In the listing that follows, retype every line from the first through the one containing "plt.rcParams['axes.unicode_minus'] = False". Pictures are to be left out.

-- Begin --

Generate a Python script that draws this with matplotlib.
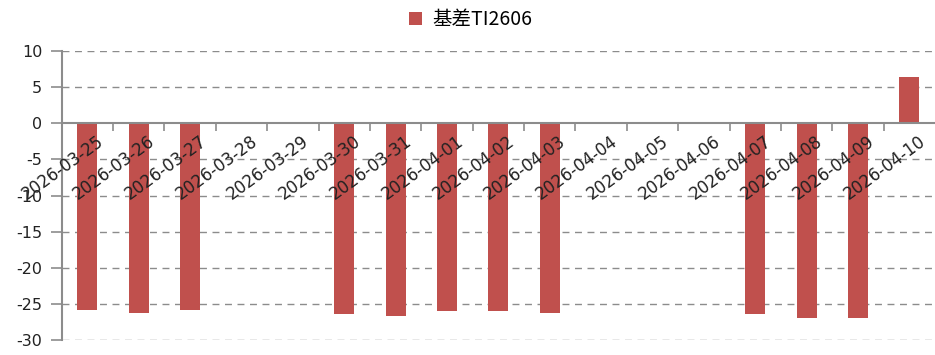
import matplotlib.pyplot as plt
import matplotlib.transforms as mtransforms
from matplotlib.ticker import FixedLocator

plt.rcParams['font.family'] = ['Noto Sans CJK SC', 'DejaVu Sans']
plt.rcParams['axes.unicode_minus'] = False

# daily basis, TI2606 (no value on non-trading days)
dates = ['2026-03-25', '2026-03-26', '2026-03-27', '2026-03-28', '2026-03-29',
         '2026-03-30', '2026-03-31', '2026-04-01', '2026-04-02', '2026-04-03',
         '2026-04-04', '2026-04-05', '2026-04-06', '2026-04-07', '2026-04-08',
         '2026-04-09', '2026-04-10']
basis = [-25.9, -26.2, -25.9, None, None,
         -26.4, -26.6, -26.0, -26.0, -26.2,
         None, None, None, -26.4, -26.9,
         -26.9, 6.4]
series_name = '基差TI2606'
yticks = [10, 5, 0, -5, -10, -15, -20, -25, -30]

red = '#C0504D'
grey = '#8C8C8C'

fig = plt.figure(figsize=(9.35, 3.55), dpi=100)
ax = fig.add_axes([0.066, 0.042, 0.934, 0.814])

xs = [i for i, v in enumerate(basis) if v is not None]
vals = [v for v in basis if v is not None]
ax.bar(xs, vals, width=0.39, color=red, label=series_name, zorder=2)

# dashed gridlines under the bars
for t in yticks:
    if t != 0:
        ax.axhline(t, linestyle=(0, (5, 4)), color=grey, linewidth=1, zorder=0)

ax.set_xlim(-0.5, len(dates) - 0.5)
ax.set_ylim(-30, 10)
ax.set_yticks(yticks)
ax.set_yticklabels([str(t) for t in yticks], fontsize=11.5, family='DejaVu Sans',
                   color='#222222')

for s in ['top', 'right']:
    ax.spines[s].set_visible(False)
ax.spines['left'].set_color(grey)
ax.spines['left'].set_linewidth(1.5)
ax.spines['bottom'].set_position(('data', 0))
ax.spines['bottom'].set_color(grey)
ax.spines['bottom'].set_linewidth(1.5)
ax.tick_params(axis='y', length=8, color=grey, width=1.2, pad=6)

# tick marks fall between categories; date labels drawn on top of the bars
ax.set_xticks([])
ax.xaxis.set_minor_locator(FixedLocator([i + 0.5 for i in range(len(dates) - 1)]))
ax.tick_params(axis='x', which='minor', length=6, color=grey, width=1.2,
               direction='out')

offset = mtransforms.ScaledTranslation(9 / 100, -9 / 100, fig.dpi_scale_trans)
for i, d in enumerate(dates):
    ax.text(i, 0, d, rotation=36, ha='right', va='top', rotation_mode='anchor',
            fontsize=12, family='DejaVu Sans', color='#222222', zorder=5,
            transform=ax.transData + offset, clip_on=False)

fig.legend(loc='center', bbox_to_anchor=(0.503, 0.944), frameon=False,
           fontsize=14, handlelength=0.7, handleheight=0.7, handletextpad=0.5)

fig.savefig('out.png', dpi=100)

-- End --

## TASK SOLUTION
Generate a Python script that draws this with matplotlib.
import matplotlib.pyplot as plt
import matplotlib.transforms as mtransforms
from matplotlib.ticker import FixedLocator

plt.rcParams['font.family'] = ['Noto Sans CJK SC', 'DejaVu Sans']
plt.rcParams['axes.unicode_minus'] = False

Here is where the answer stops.